Exercise instructions >> Return the material exactly, first line through the line containing "from matplotlib.lines import Line2D", and nothing more. Pictures stay out.

(Plotting code records)

^^^^^^^^

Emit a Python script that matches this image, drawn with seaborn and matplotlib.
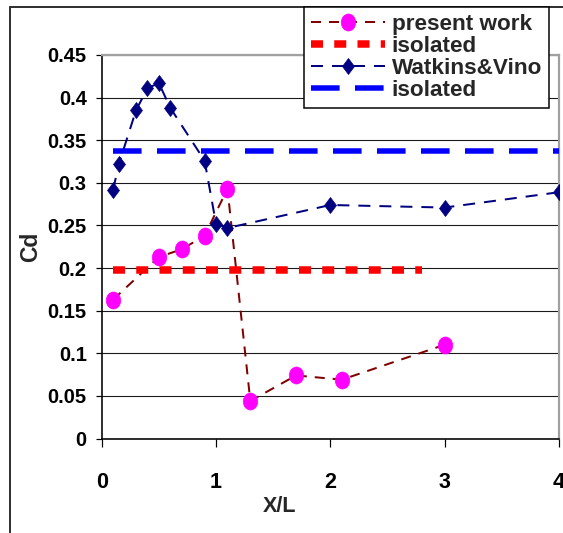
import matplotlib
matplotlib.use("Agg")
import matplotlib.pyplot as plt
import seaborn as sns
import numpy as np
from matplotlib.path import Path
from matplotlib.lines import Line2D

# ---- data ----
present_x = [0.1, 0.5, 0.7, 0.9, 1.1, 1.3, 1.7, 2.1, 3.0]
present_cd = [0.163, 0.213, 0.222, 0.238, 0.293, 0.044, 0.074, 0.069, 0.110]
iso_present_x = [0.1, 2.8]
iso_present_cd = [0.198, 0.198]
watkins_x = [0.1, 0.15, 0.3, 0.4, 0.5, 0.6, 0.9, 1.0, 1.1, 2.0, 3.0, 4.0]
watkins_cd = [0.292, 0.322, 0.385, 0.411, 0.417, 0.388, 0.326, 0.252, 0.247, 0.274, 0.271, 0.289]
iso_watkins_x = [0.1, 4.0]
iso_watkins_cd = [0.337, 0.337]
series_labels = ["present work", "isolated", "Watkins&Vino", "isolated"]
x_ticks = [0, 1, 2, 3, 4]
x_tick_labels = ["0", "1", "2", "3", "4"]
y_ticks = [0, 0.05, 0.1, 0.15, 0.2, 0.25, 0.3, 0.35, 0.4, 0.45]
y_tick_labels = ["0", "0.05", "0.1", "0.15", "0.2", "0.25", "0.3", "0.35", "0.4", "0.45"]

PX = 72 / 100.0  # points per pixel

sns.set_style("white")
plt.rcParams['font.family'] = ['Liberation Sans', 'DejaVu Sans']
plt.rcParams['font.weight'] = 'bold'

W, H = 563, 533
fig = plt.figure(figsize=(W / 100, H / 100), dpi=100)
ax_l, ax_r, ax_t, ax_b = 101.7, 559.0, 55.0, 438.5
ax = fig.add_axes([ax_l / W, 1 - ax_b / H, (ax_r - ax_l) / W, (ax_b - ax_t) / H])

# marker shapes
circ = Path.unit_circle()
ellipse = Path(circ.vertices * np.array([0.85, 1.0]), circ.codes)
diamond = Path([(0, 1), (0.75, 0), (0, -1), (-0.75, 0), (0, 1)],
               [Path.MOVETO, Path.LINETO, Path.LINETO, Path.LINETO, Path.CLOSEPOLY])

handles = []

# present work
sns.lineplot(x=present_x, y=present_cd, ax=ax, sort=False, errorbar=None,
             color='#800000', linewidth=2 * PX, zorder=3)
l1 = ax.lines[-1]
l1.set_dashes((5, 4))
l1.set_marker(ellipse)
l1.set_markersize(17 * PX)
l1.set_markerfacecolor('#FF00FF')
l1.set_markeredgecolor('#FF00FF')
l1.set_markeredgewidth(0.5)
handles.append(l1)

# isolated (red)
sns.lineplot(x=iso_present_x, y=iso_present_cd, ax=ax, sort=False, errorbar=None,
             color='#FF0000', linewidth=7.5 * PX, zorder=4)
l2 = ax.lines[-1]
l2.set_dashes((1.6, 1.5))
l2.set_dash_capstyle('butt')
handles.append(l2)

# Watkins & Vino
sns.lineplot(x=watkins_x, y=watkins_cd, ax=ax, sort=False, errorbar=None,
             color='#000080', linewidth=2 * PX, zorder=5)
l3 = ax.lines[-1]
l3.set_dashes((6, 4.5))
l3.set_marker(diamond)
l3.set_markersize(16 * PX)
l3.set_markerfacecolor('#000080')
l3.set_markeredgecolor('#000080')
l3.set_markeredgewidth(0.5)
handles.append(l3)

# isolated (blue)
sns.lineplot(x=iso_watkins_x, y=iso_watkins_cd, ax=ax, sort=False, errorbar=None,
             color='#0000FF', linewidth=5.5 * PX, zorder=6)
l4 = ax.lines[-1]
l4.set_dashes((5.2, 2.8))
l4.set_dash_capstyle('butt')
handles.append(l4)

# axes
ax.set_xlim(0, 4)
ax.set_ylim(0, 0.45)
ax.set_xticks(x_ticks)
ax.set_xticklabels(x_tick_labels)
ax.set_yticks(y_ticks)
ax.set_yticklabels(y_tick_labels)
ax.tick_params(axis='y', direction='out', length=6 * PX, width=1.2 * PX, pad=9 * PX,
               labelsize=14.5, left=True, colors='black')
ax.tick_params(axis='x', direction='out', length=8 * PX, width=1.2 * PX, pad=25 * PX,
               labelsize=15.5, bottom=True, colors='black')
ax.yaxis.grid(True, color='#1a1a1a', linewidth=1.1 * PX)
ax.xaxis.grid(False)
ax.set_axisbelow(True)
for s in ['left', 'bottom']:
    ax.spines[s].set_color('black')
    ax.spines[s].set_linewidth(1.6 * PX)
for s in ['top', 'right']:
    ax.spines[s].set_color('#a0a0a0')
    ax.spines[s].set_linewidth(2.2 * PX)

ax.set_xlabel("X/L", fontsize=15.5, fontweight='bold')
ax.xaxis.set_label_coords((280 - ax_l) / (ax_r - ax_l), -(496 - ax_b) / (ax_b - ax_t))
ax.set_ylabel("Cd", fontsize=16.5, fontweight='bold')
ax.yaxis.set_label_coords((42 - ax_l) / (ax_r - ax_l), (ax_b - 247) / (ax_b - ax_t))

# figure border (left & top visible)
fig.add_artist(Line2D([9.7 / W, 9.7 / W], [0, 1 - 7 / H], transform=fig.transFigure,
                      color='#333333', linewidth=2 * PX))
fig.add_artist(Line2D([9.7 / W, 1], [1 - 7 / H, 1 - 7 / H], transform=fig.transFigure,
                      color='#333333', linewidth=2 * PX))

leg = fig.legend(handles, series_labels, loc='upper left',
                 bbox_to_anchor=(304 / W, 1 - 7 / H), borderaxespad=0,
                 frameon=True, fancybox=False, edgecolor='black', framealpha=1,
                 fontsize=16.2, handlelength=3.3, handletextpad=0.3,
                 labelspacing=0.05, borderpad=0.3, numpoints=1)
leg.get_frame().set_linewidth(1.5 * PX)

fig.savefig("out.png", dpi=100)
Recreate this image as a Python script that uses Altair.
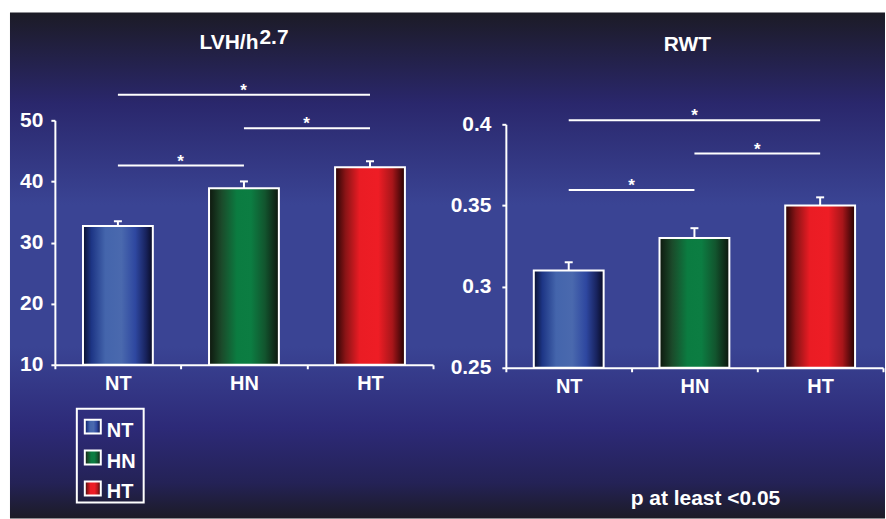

^^^^^^^^

The completed task >>
Emit a Python script that matches this image, drawn with seaborn and matplotlib.
import matplotlib
matplotlib.use("Agg")
import matplotlib.pyplot as plt
import seaborn as sns
import numpy as np
from matplotlib.path import Path
from matplotlib.lines import Line2D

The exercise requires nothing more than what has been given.